§ **What is required**
Copy out every line in the entries below that includes "this".

§ **Provided data**
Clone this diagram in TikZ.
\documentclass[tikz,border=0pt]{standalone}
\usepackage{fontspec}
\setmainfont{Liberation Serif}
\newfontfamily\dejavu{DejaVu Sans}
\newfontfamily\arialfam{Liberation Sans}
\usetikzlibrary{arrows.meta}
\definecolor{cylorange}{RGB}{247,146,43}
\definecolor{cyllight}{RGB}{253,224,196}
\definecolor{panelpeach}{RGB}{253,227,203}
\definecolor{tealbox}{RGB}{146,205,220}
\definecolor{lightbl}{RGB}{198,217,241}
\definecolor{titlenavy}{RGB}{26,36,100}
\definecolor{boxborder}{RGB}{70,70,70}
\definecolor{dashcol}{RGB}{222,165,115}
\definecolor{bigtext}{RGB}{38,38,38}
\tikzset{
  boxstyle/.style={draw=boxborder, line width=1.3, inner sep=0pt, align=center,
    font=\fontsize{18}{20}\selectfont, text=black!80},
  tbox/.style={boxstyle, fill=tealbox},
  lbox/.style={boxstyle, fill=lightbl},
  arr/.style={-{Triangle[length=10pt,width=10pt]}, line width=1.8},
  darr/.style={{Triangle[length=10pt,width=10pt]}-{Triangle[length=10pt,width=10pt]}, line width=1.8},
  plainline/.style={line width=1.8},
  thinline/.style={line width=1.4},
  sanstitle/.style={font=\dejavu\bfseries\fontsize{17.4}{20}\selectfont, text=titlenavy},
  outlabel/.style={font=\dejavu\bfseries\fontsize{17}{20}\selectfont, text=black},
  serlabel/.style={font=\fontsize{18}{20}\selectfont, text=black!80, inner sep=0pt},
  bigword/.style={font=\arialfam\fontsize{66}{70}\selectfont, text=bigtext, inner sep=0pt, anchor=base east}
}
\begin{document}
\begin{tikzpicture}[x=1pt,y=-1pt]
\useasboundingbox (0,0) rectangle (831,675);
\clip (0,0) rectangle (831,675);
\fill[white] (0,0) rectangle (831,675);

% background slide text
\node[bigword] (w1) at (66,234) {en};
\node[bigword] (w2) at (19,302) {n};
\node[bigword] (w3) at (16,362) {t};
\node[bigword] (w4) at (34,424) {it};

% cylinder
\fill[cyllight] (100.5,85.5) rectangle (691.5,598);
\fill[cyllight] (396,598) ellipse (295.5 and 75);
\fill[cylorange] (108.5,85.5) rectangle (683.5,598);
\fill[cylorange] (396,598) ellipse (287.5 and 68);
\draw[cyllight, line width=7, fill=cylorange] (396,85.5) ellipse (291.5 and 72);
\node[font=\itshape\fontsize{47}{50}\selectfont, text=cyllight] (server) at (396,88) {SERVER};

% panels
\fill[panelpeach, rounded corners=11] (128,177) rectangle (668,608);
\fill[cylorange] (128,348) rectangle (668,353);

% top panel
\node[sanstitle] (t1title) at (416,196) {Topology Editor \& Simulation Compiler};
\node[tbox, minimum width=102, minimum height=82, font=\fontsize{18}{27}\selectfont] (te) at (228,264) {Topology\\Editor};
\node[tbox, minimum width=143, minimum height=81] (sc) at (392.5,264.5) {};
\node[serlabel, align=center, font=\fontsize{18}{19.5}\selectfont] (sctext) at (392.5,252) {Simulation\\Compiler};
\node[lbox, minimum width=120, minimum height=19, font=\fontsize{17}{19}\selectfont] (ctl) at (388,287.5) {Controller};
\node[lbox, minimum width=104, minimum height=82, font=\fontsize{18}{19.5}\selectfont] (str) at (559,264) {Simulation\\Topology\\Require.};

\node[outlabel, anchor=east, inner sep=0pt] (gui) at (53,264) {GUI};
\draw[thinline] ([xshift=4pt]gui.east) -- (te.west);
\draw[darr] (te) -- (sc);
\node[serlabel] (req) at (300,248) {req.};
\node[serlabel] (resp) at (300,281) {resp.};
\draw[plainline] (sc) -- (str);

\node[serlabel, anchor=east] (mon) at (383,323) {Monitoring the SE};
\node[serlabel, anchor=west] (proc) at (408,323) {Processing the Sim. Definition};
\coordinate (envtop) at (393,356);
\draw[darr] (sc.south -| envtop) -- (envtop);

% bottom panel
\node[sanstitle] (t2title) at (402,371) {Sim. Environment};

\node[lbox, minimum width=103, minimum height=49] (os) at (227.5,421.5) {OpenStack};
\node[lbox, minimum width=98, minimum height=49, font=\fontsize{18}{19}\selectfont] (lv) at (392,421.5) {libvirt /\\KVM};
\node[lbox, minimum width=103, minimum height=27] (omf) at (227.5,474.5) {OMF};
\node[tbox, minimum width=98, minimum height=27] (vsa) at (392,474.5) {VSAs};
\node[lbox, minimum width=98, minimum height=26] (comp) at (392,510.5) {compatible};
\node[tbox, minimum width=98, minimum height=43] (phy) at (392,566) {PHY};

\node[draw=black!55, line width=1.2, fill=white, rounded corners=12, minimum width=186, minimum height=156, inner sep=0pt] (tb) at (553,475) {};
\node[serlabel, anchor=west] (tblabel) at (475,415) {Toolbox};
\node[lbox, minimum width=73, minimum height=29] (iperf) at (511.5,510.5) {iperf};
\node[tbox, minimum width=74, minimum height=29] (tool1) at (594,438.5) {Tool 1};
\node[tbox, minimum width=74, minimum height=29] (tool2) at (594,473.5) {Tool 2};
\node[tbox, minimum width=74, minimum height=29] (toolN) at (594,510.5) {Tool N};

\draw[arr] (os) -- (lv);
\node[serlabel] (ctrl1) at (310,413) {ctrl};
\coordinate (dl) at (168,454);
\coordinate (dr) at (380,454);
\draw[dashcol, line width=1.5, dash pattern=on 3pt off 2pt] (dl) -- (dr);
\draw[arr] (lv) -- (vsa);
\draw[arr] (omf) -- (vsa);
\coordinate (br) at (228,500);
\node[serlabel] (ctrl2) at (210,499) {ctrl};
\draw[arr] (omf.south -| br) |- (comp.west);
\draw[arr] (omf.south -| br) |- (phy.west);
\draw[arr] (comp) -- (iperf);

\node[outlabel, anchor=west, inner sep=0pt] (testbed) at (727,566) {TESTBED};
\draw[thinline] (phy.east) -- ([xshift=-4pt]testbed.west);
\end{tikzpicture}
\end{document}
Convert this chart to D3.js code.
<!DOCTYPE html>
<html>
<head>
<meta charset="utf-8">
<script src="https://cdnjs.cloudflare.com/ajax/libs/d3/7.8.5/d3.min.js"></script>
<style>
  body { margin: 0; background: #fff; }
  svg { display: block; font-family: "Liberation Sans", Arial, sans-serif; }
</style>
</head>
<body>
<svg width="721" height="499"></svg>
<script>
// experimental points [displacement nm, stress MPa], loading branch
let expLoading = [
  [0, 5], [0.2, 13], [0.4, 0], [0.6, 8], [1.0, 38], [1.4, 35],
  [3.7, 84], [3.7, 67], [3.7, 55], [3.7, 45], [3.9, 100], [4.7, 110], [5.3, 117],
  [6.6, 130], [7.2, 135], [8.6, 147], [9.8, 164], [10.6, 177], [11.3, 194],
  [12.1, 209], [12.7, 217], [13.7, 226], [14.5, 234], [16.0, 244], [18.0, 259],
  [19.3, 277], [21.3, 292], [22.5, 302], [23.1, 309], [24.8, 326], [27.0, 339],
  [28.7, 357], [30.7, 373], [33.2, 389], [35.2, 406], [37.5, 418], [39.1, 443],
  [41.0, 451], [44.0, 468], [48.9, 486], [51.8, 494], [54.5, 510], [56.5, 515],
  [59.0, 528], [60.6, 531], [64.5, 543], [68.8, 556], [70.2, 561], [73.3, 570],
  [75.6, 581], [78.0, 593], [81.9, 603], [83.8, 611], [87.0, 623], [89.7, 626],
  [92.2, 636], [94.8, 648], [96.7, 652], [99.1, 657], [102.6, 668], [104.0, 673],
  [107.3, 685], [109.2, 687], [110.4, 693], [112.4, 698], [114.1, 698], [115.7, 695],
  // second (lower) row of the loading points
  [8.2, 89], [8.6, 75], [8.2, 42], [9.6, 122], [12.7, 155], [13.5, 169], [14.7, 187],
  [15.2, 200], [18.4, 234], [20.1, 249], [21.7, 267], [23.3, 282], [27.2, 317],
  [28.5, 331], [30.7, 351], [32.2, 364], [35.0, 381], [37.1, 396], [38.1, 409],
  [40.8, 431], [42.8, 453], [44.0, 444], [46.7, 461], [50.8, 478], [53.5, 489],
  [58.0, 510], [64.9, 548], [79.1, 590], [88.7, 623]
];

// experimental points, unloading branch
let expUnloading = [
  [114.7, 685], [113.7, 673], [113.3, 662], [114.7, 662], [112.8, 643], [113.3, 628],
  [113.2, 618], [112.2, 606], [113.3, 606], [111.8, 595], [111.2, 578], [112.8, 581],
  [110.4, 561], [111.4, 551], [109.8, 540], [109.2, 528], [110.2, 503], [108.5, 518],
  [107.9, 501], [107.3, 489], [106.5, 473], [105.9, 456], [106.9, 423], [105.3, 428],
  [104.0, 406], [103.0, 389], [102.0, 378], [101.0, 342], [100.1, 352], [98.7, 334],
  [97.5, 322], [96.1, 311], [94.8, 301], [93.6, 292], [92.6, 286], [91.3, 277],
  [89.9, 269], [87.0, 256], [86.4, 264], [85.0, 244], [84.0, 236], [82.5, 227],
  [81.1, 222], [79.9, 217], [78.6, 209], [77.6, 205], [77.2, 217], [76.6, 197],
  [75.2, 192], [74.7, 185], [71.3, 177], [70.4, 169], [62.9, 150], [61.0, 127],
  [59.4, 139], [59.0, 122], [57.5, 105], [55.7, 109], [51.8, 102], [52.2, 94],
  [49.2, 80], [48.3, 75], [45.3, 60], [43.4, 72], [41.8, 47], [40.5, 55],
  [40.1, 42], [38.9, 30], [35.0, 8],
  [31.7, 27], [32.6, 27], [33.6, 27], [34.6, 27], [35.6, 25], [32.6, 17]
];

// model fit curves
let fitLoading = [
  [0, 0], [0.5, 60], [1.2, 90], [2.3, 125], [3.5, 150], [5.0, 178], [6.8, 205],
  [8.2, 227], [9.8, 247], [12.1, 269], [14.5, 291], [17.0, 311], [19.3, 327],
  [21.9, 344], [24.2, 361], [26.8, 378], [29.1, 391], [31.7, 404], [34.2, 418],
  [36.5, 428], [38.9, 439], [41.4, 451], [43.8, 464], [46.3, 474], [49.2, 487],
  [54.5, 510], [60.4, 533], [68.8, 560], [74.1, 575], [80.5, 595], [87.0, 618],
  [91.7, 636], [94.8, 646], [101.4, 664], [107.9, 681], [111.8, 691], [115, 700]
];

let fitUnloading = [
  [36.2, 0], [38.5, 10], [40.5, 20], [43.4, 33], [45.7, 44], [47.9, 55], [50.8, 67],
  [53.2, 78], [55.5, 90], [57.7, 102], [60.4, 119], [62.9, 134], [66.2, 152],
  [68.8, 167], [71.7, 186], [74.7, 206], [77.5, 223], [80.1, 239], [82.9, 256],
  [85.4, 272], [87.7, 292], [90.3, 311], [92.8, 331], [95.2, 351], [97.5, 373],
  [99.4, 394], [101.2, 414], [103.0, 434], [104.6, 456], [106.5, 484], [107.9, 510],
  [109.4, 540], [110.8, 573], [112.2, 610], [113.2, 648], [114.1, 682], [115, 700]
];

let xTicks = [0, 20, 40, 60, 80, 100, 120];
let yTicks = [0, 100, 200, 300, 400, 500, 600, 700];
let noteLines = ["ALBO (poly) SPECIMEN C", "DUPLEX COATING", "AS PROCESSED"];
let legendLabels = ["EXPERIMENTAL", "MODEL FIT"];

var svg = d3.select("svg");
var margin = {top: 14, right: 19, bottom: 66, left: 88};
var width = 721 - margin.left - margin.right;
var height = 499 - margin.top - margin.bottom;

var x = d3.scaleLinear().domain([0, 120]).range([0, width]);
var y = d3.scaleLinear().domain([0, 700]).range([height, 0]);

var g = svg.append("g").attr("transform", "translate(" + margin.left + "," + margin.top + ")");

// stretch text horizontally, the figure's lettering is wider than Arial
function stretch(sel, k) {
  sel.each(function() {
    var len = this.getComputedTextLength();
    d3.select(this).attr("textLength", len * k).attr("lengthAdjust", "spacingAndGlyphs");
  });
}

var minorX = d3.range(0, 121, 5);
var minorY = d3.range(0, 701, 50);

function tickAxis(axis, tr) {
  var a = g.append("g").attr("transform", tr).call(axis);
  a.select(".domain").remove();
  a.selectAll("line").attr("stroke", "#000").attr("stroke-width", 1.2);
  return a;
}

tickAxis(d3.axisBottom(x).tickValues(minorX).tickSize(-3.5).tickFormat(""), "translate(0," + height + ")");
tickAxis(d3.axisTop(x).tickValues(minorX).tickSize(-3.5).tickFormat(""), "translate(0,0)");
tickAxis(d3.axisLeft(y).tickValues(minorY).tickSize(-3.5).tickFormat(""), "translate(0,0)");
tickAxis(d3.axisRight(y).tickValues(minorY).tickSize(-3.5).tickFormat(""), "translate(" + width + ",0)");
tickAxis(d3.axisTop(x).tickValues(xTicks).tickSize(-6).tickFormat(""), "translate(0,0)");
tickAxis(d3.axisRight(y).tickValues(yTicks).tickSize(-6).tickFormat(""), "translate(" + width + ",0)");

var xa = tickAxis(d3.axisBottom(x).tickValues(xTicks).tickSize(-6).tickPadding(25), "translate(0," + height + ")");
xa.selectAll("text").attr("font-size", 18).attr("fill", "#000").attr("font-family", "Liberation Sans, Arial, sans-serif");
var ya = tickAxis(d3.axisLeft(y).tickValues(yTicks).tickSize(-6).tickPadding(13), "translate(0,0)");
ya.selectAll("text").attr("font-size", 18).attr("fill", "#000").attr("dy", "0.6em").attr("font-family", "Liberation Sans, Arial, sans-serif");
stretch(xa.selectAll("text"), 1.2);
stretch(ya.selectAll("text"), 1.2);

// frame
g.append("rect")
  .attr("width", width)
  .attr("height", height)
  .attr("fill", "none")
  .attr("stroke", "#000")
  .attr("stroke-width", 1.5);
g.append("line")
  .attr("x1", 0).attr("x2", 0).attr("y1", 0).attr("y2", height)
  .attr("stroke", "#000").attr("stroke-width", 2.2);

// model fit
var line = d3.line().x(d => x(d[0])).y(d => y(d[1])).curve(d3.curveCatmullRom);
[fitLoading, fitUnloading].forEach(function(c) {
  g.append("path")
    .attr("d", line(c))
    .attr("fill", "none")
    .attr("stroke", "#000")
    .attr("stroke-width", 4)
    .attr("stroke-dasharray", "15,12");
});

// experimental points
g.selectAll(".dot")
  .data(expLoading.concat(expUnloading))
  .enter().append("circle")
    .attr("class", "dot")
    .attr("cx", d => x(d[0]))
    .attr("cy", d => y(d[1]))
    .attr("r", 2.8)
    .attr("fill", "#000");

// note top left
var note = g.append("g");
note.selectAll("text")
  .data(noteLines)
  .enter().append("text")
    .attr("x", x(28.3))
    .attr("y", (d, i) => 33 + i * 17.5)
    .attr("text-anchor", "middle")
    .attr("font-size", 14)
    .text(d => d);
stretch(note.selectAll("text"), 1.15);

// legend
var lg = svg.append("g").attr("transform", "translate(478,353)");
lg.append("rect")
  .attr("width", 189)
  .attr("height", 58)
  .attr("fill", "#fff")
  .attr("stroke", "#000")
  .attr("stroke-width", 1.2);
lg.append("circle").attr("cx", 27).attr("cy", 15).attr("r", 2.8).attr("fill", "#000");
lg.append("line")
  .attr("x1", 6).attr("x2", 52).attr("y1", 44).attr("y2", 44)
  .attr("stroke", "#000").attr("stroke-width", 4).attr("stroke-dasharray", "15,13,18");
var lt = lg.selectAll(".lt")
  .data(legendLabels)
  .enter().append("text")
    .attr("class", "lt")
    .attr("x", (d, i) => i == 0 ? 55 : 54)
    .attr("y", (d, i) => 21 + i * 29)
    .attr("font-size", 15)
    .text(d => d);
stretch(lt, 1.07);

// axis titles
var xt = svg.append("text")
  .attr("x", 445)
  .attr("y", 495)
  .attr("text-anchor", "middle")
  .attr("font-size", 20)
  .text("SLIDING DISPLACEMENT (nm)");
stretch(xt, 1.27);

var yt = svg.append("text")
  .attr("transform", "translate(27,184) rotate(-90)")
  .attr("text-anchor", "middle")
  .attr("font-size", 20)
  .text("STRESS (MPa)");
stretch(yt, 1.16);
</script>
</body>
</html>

§ **Task result**
Clone this diagram in TikZ.
Convert this chart to D3.js code.
    var len = this.getComputedTextLength();
    d3.select(this).attr("textLength", len * k).attr("lengthAdjust", "spacingAndGlyphs");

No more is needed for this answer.